Creamy Chicken Pasta Dish (Printable View)

A comforting pasta with tender chicken, sautéed veggies, and a smooth, rich sauce.

# Ingredient List:

→ Pasta

01 - 12 oz penne or fettuccine pasta

→ Protein

02 - 2 medium boneless, skinless chicken breasts, sliced into strips
03 - 1 tbsp olive oil
04 - 1/2 tsp salt
05 - 1/4 tsp black pepper

→ Vegetables

06 - 1 small yellow onion, finely chopped
07 - 2 garlic cloves, minced
08 - 1 red bell pepper, sliced
09 - 1 cup baby spinach leaves

→ Creamy Sauce

10 - 1 cup heavy cream
11 - 1/3 cup chicken broth
12 - 1/2 cup grated Parmesan cheese
13 - 1/2 tsp dried Italian herbs
14 - Pinch of ground nutmeg

→ Garnish

15 - Fresh parsley, chopped
16 - Extra Parmesan cheese for serving

# How to Prepare:

01 - Boil pasta in salted water until al dente, then drain, reserving 1/2 cup of pasta water.
02 - Heat olive oil in a skillet on medium-high, season chicken with salt and pepper, and cook for 5–7 minutes until golden and fully cooked.
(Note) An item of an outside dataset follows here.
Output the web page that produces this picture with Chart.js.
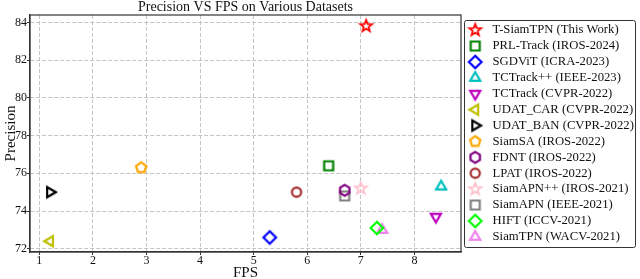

Remove and set aside.
03 - Reduce heat to medium; sauté onion for 2 minutes until translucent, then add garlic and bell pepper and cook 3–4 minutes until softened.
04 - Add heavy cream and chicken broth; stir in Parmesan, Italian herbs, and nutmeg. Simmer 3–4 minutes until sauce thickens slightly.
05 - Stir in baby spinach and cooked chicken, cooking 1–2 minutes until spinach wilts.
06 - Mix cooked pasta with sauce, adding reserved pasta water as needed for consistency.
07 - Plate the dish and garnish with fresh parsley and extra Parmesan cheese.

# Expert Suggestions:

01 -
  • It comes together faster than ordering takeout, which means weeknight dinners stop feeling like a chore.
  • The sauce is genuinely creamy without being heavy or pretentious—just pasta, cream, cheese, and comfort on a plate.
  • You can have this ready while your coffee is still warm, and everyone still gets to feel like you fussed.
02 -
  • Don't let the sauce boil hard once the cream is in—it can break and get grainy, and there's no real fix except starting over.
  • The pasta water is genuinely magic here; it has starch that helps the sauce cling to the noodles instead of pooling at the bottom of the plate.
  • If you slice the chicken too thick, it takes forever to cook and the edges dry out while the center is still undercooked—thin and fast is the way.
03 -
  • Keep the heat moderate once cream is involved; high heat and dairy don't get along, but gentle simmering makes them friends.
  • If you have white wine open, a splash of it instead of some of the broth adds a subtle sophistication that people notice but can't quite name.